# Records for the exercise:
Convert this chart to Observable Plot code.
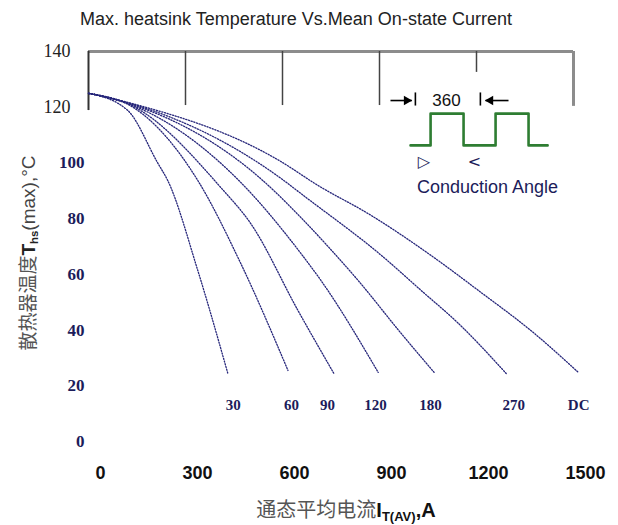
<!DOCTYPE html>
<html><head><meta charset="utf-8">
<script src="https://cdn.jsdelivr.net/npm/d3@7"></script>
<script src="https://cdn.jsdelivr.net/npm/@observablehq/plot@0.6"></script>
<style>
body{margin:0;background:#fff}
#chart{width:618px;height:525px;position:relative}
#chart svg{max-width:none !important;display:block}
</style>
</head><body><div id="chart"></div>
<script>
// ---- data (current A, heatsink temperature °C) ----
const angleNames = ["30","60","90","120","180","270","DC"];
const cur30  = [[0,125],[120,119],[214,100],[245,93.7],[338,61.4],[431,24.4]];
const cur60  = [[0,125],[140,119.8],[338,93.7],[471,63.9],[617,25.5]];
const cur90  = [[0,125],[140,120.2],[409,91.2],[502,78.2],[648,47],[759,24.4]];
const cur120 = [[0,125],[140,120.5],[465,93.7],[657,67.5],[719,57.8],[896,24.8]];
const cur180 = [[0,125],[140,120.8],[539,93.7],[657,80.4],[744,69.6],[834,57.8],[967,38.8],[1069,24.8]];
const cur270 = [[0,125],[140,121],[604,93.7],[657,89],[914,66],[1029,54.2],[1144,42.4],[1292,24.4]];
const curDC  = [[0,125],[139,121.2],[595,100.5],[710,91.9],[865,81.8],[1069,66],[1206,54.2],[1379,38.8],[1515,24.8]];
const labelX = [448,628,739,888,1058,1315,1516];
const labelY = 12.9;

const xTicks = [0,300,600,900,1200,1500];
const yTicksTop = [140,120];
const yTicksLow = [100,80,60,40,20,0];
const gridX = [300,600,900,1200];
const gridLow = [120.6,120.6,120.6,132.5];

// conduction-angle inset (data units)
const waveX = [996,1058,1058,1160,1160,1259,1259,1361,1361,1420];
const waveY = [106.3,106.3,117.7,117.7,106.3,106.3,117.7,117.7,106.3,106.3];

const series = [cur30,cur60,cur90,cur120,cur180,cur270,curDC];
const lineData = series.flatMap((s,i)=>s.map(([x,y])=>({x,y,k:angleNames[i]})));

const plot = Plot.plot({
  width: 618, height: 525,
  marginLeft: 88, marginRight: 45, marginTop: 51, marginBottom: 84,
  style: {maxWidth:"none"},
  x: {domain:[0,1500], axis:null},
  y: {domain:[0,140], axis:null},
  marks: [
    // frame
    Plot.ruleY([140], {x1:0, x2:1500, stroke:"#8c8c8c", strokeWidth:3}),
    Plot.ruleX([0], {y1:118.8, y2:140, stroke:"#333", strokeWidth:2}),
    Plot.ruleX([1500], {y1:120.3, y2:140, stroke:"#8c8c8c", strokeWidth:3}),
    Plot.ruleX(gridX.map((x,i)=>({x, lo:gridLow[i]})), {x:"x", y1:"lo", y2:140, stroke:"#444", strokeWidth:1.5}),
    // curves
    Plot.line(lineData, {x:"x", y:"y", z:"k", curve:"monotone-x", stroke:"#26267a", strokeWidth:1.3, strokeDasharray:"1.2,1.6"}),
    Plot.text(angleNames, {x:(d,i)=>labelX[i], y:()=>labelY, text:d=>d, fontFamily:"Liberation Serif", fontWeight:"bold", fontSize:15, fill:"#1c1c5a"}),
    // y tick labels
    Plot.text(yTicksTop, {y:d=>d, text:d=>String(d), frameAnchor:"left", textAnchor:"end", dx:-18, fontFamily:"Liberation Serif", fontSize:18, fill:"#222"}),
    Plot.text(yTicksLow, {y:d=>d, text:d=>String(d), frameAnchor:"left", textAnchor:"end", dx:-4, fontFamily:"Liberation Serif", fontWeight:"bold", fontSize:17, fill:"#1c1c5a"}),
    // x tick labels
    Plot.axisX({ticks:xTicks, tickSize:0, tickPadding:25, dx:12, label:null, fontSize:18, fontWeight:"bold", fontFamily:"Liberation Sans", fill:"#111", tickFormat:d=>String(d)}),
    // inset: square wave
    Plot.line(waveX.map((x,i)=>({x,y:waveY[i]})), {x:"x", y:"y", stroke:"#2e7d32", strokeWidth:2.6}),
    // inset arrows
    Plot.link([{x1:934,x2:1000,y:122.4},{x1:1228,x2:1299,y:122.4}], {x1:"x1", x2:"x2", y1:"y", y2:"y", stroke:"#000", strokeWidth:1.6}),
    Plot.dot([{x:984,y:122.4,r:90},{x:1243,y:122.4,r:-90}], {x:"x", y:"y", rotate:"r", symbol:"triangle2", r:4.6, fill:"#000"}),
    Plot.link([{x:1011},{x:1212}], {x1:"x", x2:"x", y1:120.6, y2:125.3, stroke:"#000", strokeWidth:1.6}),
    Plot.text(["360"], {x:()=>1107, y:()=>122.4, text:d=>d, fontFamily:"Liberation Sans", fontSize:17, fill:"#111"}),
    Plot.text(["▷", "<"], {x:(d,i)=>[1037,1194][i], y:()=>100.2, text:d=>d, fontFamily:"DejaVu Sans", fontSize:16, fill:"#1c1c5a"}),
    Plot.text(["Conduction Angle"], {x:()=>1234, y:()=>91.2, text:d=>d, fontFamily:"Liberation Sans", fontSize:18, fill:"#1c1c5a"})
  ]
});
plot.style.maxWidth = "none";
document.getElementById("chart").appendChild(plot);

const svg = d3.select(plot);
function fit(sel, target){
  const len = sel.node().getComputedTextLength();
  const fs = parseFloat(sel.attr("font-size"));
  if (len > 0) sel.attr("font-size", fs*target/len);
}
// title
const title = svg.append("text").attr("x", 296).attr("y", 25).attr("text-anchor","middle")
  .attr("font-family","Liberation Sans").attr("font-size",17).attr("fill","#222")
  .text("Max. heatsink Temperature Vs.Mean On-state Current");
fit(title, 432);

// x label
const xl = svg.append("text").attr("x", 346).attr("y", 517).attr("text-anchor","middle")
  .attr("font-size",20).attr("fill","#555");
xl.append("tspan").attr("font-family","Noto Sans CJK SC").text("通态平均电流");
xl.append("tspan").attr("font-family","Liberation Sans").attr("font-weight","bold").attr("fill","#111").text("I");
xl.append("tspan").attr("font-family","Liberation Sans").attr("font-weight","bold").attr("fill","#111").attr("font-size","0.65em").attr("dy","0.3em").text("T(AV)");
xl.append("tspan").attr("font-family","Liberation Sans").attr("font-weight","bold").attr("fill","#111").attr("dy","-0.2em").text(",A");

// y label
const yl = svg.append("text").attr("transform","translate(35,253) rotate(-90)").attr("text-anchor","middle")
  .attr("font-size",19).attr("fill","#555");
yl.append("tspan").attr("font-family","Noto Sans CJK SC").text("散热器温度");
yl.append("tspan").attr("font-family","Liberation Sans").attr("font-weight","bold").attr("fill","#222").text("T");
yl.append("tspan").attr("font-family","Liberation Sans").attr("font-weight","bold").attr("fill","#222").attr("font-size","0.6em").attr("dy","0.3em").text("hs");
yl.append("tspan").attr("font-family","Liberation Sans").attr("fill","#444").attr("dy","-0.2em").text("(max),°C");
</script>
</body></html>
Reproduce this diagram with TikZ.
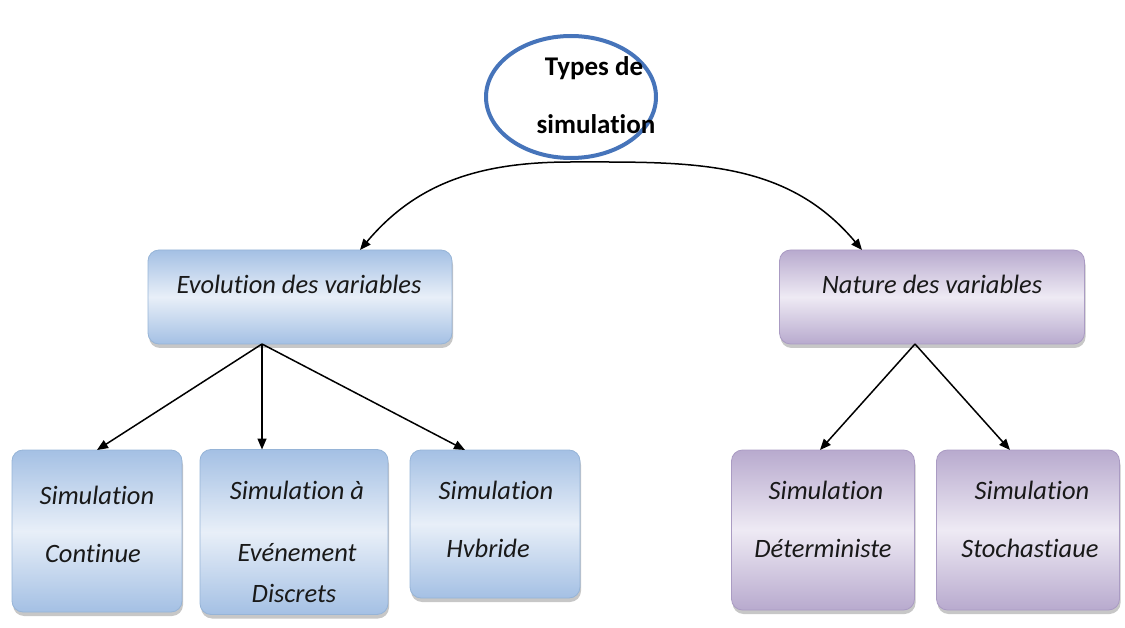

# Written exercise:
From the material above, reproduce everything verbatim except the pictures.

# Task solution:
Convert this chart to Observable Plot code.
<!DOCTYPE html>
<html><head><meta charset="utf-8">
<script src="https://cdn.jsdelivr.net/npm/d3@7"></script>
<script src="https://cdn.jsdelivr.net/npm/@observablehq/plot@0.6"></script>
<style>
body{margin:0;background:#fff}
#chart{width:618px;height:525px;position:relative}
#chart svg{max-width:none !important;display:block}
</style>
</head><body><div id="chart"></div>
<script>
// ---- data (current A, heatsink temperature °C) ----
const angleNames = ["30","60","90","120","180","270","DC"];
const cur30  = [[0,125],[120,119],[214,100],[245,93.7],[338,61.4],[431,24.4]];
const cur60  = [[0,125],[140,119.8],[338,93.7],[471,63.9],[617,25.5]];
const cur90  = [[0,125],[140,120.2],[409,91.2],[502,78.2],[648,47],[759,24.4]];
const cur120 = [[0,125],[140,120.5],[465,93.7],[657,67.5],[719,57.8],[896,24.8]];
const cur180 = [[0,125],[140,120.8],[539,93.7],[657,80.4],[744,69.6],[834,57.8],[967,38.8],[1069,24.8]];
const cur270 = [[0,125],[140,121],[604,93.7],[657,89],[914,66],[1029,54.2],[1144,42.4],[1292,24.4]];
const curDC  = [[0,125],[139,121.2],[595,100.5],[710,91.9],[865,81.8],[1069,66],[1206,54.2],[1379,38.8],[1515,24.8]];
const labelX = [448,628,739,888,1058,1315,1516];
const labelY = 12.9;

const xTicks = [0,300,600,900,1200,1500];
const yTicksTop = [140,120];
const yTicksLow = [100,80,60,40,20,0];
const gridX = [300,600,900,1200];
const gridLow = [120.6,120.6,120.6,132.5];

// conduction-angle inset (data units)
const waveX = [996,1058,1058,1160,1160,1259,1259,1361,1361,1420];
const waveY = [106.3,106.3,117.7,117.7,106.3,106.3,117.7,117.7,106.3,106.3];

const series = [cur30,cur60,cur90,cur120,cur180,cur270,curDC];
const lineData = series.flatMap((s,i)=>s.map(([x,y])=>({x,y,k:angleNames[i]})));

const plot = Plot.plot({
  width: 618, height: 525,
  marginLeft: 88, marginRight: 45, marginTop: 51, marginBottom: 84,
  style: {maxWidth:"none"},
  x: {domain:[0,1500], axis:null},
  y: {domain:[0,140], axis:null},
  marks: [
    // frame
    Plot.ruleY([140], {x1:0, x2:1500, stroke:"#8c8c8c", strokeWidth:3}),
    Plot.ruleX([0], {y1:118.8, y2:140, stroke:"#333", strokeWidth:2}),
    Plot.ruleX([1500], {y1:120.3, y2:140, stroke:"#8c8c8c", strokeWidth:3}),
    Plot.ruleX(gridX.map((x,i)=>({x, lo:gridLow[i]})), {x:"x", y1:"lo", y2:140, stroke:"#444", strokeWidth:1.5}),
    // curves
    Plot.line(lineData, {x:"x", y:"y", z:"k", curve:"monotone-x", stroke:"#26267a", strokeWidth:1.3, strokeDasharray:"1.2,1.6"}),
    Plot.text(angleNames, {x:(d,i)=>labelX[i], y:()=>labelY, text:d=>d, fontFamily:"Liberation Serif", fontWeight:"bold", fontSize:15, fill:"#1c1c5a"}),
    // y tick labels
    Plot.text(yTicksTop, {y:d=>d, text:d=>String(d), frameAnchor:"left", textAnchor:"end", dx:-18, fontFamily:"Liberation Serif", fontSize:18, fill:"#222"}),
    Plot.text(yTicksLow, {y:d=>d, text:d=>String(d), frameAnchor:"left", textAnchor:"end", dx:-4, fontFamily:"Liberation Serif", fontWeight:"bold", fontSize:17, fill:"#1c1c5a"}),
    // x tick labels
    Plot.axisX({ticks:xTicks, tickSize:0, tickPadding:25, dx:12, label:null, fontSize:18, fontWeight:"bold", fontFamily:"Liberation Sans", fill:"#111", tickFormat:d=>String(d)}),
    // inset: square wave
    Plot.line(waveX.map((x,i)=>({x,y:waveY[i]})), {x:"x", y:"y", stroke:"#2e7d32", strokeWidth:2.6}),
    // inset arrows
    Plot.link([{x1:934,x2:1000,y:122.4},{x1:1228,x2:1299,y:122.4}], {x1:"x1", x2:"x2", y1:"y", y2:"y", stroke:"#000", strokeWidth:1.6}),
    Plot.dot([{x:984,y:122.4,r:90},{x:1243,y:122.4,r:-90}], {x:"x", y:"y", rotate:"r", symbol:"triangle2", r:4.6, fill:"#000"}),
    Plot.link([{x:1011},{x:1212}], {x1:"x", x2:"x", y1:120.6, y2:125.3, stroke:"#000", strokeWidth:1.6}),
    Plot.text(["360"], {x:()=>1107, y:()=>122.4, text:d=>d, fontFamily:"Liberation Sans", fontSize:17, fill:"#111"}),
    Plot.text(["▷", "<"], {x:(d,i)=>[1037,1194][i], y:()=>100.2, text:d=>d, fontFamily:"DejaVu Sans", fontSize:16, fill:"#1c1c5a"}),
    Plot.text(["Conduction Angle"], {x:()=>1234, y:()=>91.2, text:d=>d, fontFamily:"Liberation Sans", fontSize:18, fill:"#1c1c5a"})
  ]
});
plot.style.maxWidth = "none";
document.getElementById("chart").appendChild(plot);

const svg = d3.select(plot);
function fit(sel, target){
  const len = sel.node().getComputedTextLength();
  const fs = parseFloat(sel.attr("font-size"));
  if (len > 0) sel.attr("font-size", fs*target/len);
}
// title
const title = svg.append("text").attr("x", 296).attr("y", 25).attr("text-anchor","middle")
  .attr("font-family","Liberation Sans").attr("font-size",17).attr("fill","#222")
  .text("Max. heatsink Temperature Vs.Mean On-state Current");
fit(title, 432);

// x label
const xl = svg.append("text").attr("x", 346).attr("y", 517).attr("text-anchor","middle")
  .attr("font-size",20).attr("fill","#555");
xl.append("tspan").attr("font-family","Noto Sans CJK SC").text("通态平均电流");
xl.append("tspan").attr("font-family","Liberation Sans").attr("font-weight","bold").attr("fill","#111").text("I");
xl.append("tspan").attr("font-family","Liberation Sans").attr("font-weight","bold").attr("fill","#111").attr("font-size","0.65em").attr("dy","0.3em").text("T(AV)");
xl.append("tspan").attr("font-family","Liberation Sans").attr("font-weight","bold").attr("fill","#111").attr("dy","-0.2em").text(",A");

// y label
const yl = svg.append("text").attr("transform","translate(35,253) rotate(-90)").attr("text-anchor","middle")
  .attr("font-size",19).attr("fill","#555");
yl.append("tspan").attr("font-family","Noto Sans CJK SC").text("散热器温度");
yl.append("tspan").attr("font-family","Liberation Sans").attr("font-weight","bold").attr("fill","#222").text("T");
yl.append("tspan").attr("font-family","Liberation Sans").attr("font-weight","bold").attr("fill","#222").attr("font-size","0.6em").attr("dy","0.3em").text("hs");
yl.append("tspan").attr("font-family","Liberation Sans").attr("fill","#444").attr("dy","-0.2em").text("(max),°C");
</script>
</body></html>
Reproduce this diagram with TikZ.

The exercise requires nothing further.